_Written instruction_. The data below should be restated word for word, with every picture omitted.

_Source data_.
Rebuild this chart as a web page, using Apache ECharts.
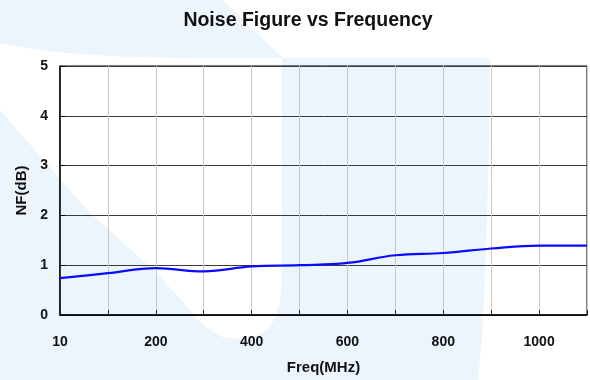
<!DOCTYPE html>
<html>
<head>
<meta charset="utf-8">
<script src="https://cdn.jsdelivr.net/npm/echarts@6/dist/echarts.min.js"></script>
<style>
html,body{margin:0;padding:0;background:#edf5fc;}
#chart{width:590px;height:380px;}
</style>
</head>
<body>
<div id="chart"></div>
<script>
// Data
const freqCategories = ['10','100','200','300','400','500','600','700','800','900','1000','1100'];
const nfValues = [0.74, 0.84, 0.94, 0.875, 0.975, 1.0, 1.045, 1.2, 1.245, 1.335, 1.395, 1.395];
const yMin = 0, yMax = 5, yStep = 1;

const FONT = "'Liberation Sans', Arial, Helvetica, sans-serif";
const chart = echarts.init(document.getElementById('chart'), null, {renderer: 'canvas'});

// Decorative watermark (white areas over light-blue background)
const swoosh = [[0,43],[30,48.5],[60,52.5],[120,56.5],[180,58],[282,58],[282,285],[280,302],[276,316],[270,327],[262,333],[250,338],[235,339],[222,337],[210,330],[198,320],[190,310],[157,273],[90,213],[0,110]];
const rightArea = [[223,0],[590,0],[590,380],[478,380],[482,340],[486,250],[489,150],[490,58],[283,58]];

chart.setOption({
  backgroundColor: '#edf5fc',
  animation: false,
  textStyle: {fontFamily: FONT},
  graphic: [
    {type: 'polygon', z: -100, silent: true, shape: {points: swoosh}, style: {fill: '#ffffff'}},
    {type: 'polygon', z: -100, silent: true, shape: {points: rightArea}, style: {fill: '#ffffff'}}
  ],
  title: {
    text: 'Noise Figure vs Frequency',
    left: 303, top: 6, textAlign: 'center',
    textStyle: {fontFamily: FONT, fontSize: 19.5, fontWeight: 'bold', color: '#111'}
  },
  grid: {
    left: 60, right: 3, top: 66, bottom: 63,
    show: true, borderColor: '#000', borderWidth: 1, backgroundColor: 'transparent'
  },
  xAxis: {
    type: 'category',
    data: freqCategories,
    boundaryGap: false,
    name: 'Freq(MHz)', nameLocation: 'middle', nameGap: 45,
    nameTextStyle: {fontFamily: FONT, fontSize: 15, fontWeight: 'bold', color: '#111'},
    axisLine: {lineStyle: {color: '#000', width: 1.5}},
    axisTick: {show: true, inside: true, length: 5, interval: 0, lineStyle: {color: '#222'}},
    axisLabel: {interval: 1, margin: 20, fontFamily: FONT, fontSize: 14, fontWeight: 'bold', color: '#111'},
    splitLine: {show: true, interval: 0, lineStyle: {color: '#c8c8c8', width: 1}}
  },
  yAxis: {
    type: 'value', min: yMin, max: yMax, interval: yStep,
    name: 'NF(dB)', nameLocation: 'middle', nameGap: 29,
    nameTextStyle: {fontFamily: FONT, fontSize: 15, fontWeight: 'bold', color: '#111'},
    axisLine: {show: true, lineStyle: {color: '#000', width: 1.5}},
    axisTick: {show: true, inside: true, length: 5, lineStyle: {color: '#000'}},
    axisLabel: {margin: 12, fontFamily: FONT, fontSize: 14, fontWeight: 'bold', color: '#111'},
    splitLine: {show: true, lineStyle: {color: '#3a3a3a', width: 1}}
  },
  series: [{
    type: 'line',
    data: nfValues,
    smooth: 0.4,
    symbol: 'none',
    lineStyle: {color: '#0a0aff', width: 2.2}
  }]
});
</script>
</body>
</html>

_Solution for this exercise_.
Rebuild this chart as a web page, using Apache ECharts.
<!DOCTYPE html>
<html>
<head>
<meta charset="utf-8">
<script src="https://cdn.jsdelivr.net/npm/echarts@6/dist/echarts.min.js"></script>
<style>
html,body{margin:0;padding:0;background:#edf5fc;}
#chart{width:590px;height:380px;}
</style>
</head>
<body>
<div id="chart"></div>
<script>
// Data
const freqCategories = ['10','100','200','300','400','500','600','700','800','900','1000','1100'];
const nfValues = [0.74, 0.84, 0.94, 0.875, 0.975, 1.0, 1.045, 1.2, 1.245, 1.335, 1.395, 1.395];
const yMin = 0, yMax = 5, yStep = 1;

const FONT = "'Liberation Sans', Arial, Helvetica, sans-serif";
const chart = echarts.init(document.getElementById('chart'), null, {renderer: 'canvas'});

// Decorative watermark (white areas over light-blue background)
const swoosh = [[0,43],[30,48.5],[60,52.5],[120,56.5],[180,58],[282,58],[282,285],[280,302],[276,316],[270,327],[262,333],[250,338],[235,339],[222,337],[210,330],[198,320],[190,310],[157,273],[90,213],[0,110]];
const rightArea = [[223,0],[590,0],[590,380],[478,380],[482,340],[486,250],[489,150],[490,58],[283,58]];

chart.setOption({
  backgroundColor: '#edf5fc',
  animation: false,
  textStyle: {fontFamily: FONT},
  graphic: [
    {type: 'polygon', z: -100, silent: true, shape: {points: swoosh}, style: {fill: '#ffffff'}},
    {type: 'polygon', z: -100, silent: true, shape: {points: rightArea}, style: {fill: '#ffffff'}}
  ],
  title: {
    text: 'Noise Figure vs Frequency',
    left: 303, top: 6, textAlign: 'center',
    textStyle: {fontFamily: FONT, fontSize: 19.5, fontWeight: 'bold', color: '#111'}
  },
  grid: {
    left: 60, right: 3, top: 66, bottom: 63,
    show: true, borderColor: '#000', borderWidth: 1, backgroundColor: 'transparent'
  },
  xAxis: {
    type: 'category',
    data: freqCategories,
    boundaryGap: false,
    name: 'Freq(MHz)', nameLocation: 'middle', nameGap: 45,
    nameTextStyle: {fontFamily: FONT, fontSize: 15, fontWeight: 'bold', color: '#111'},
    axisLine: {lineStyle: {color: '#000', width: 1.5}},
    axisTick: {show: true, inside: true, length: 5, interval: 0, lineStyle: {color: '#222'}},
    axisLabel: {interval: 1, margin: 20, fontFamily: FONT, fontSize: 14, fontWeight: 'bold', color: '#111'},
    splitLine: {show: true, interval: 0, lineStyle: {color: '#c8c8c8', width: 1}}
  },
  yAxis: {
    type: 'value', min: yMin, max: yMax, interval: yStep,
    name: 'NF(dB)', nameLocation: 'middle', nameGap: 29,
    nameTextStyle: {fontFamily: FONT, fontSize: 15, fontWeight: 'bold', color: '#111'},
    axisLine: {show: true, lineStyle: {color: '#000', width: 1.5}},
    axisTick: {show: true, inside: true, length: 5, lineStyle: {color: '#000'}},
    axisLabel: {margin: 12, fontFamily: FONT, fontSize: 14, fontWeight: 'bold', color: '#111'},
    splitLine: {show: true, lineStyle: {color: '#3a3a3a', width: 1}}
  },
  series: [{
    type: 'line',
    data: nfValues,
    smooth: 0.4,
    symbol: 'none',
    lineStyle: {color: '#0a0aff', width: 2.2}
  }]
});
</script>
</body>
</html>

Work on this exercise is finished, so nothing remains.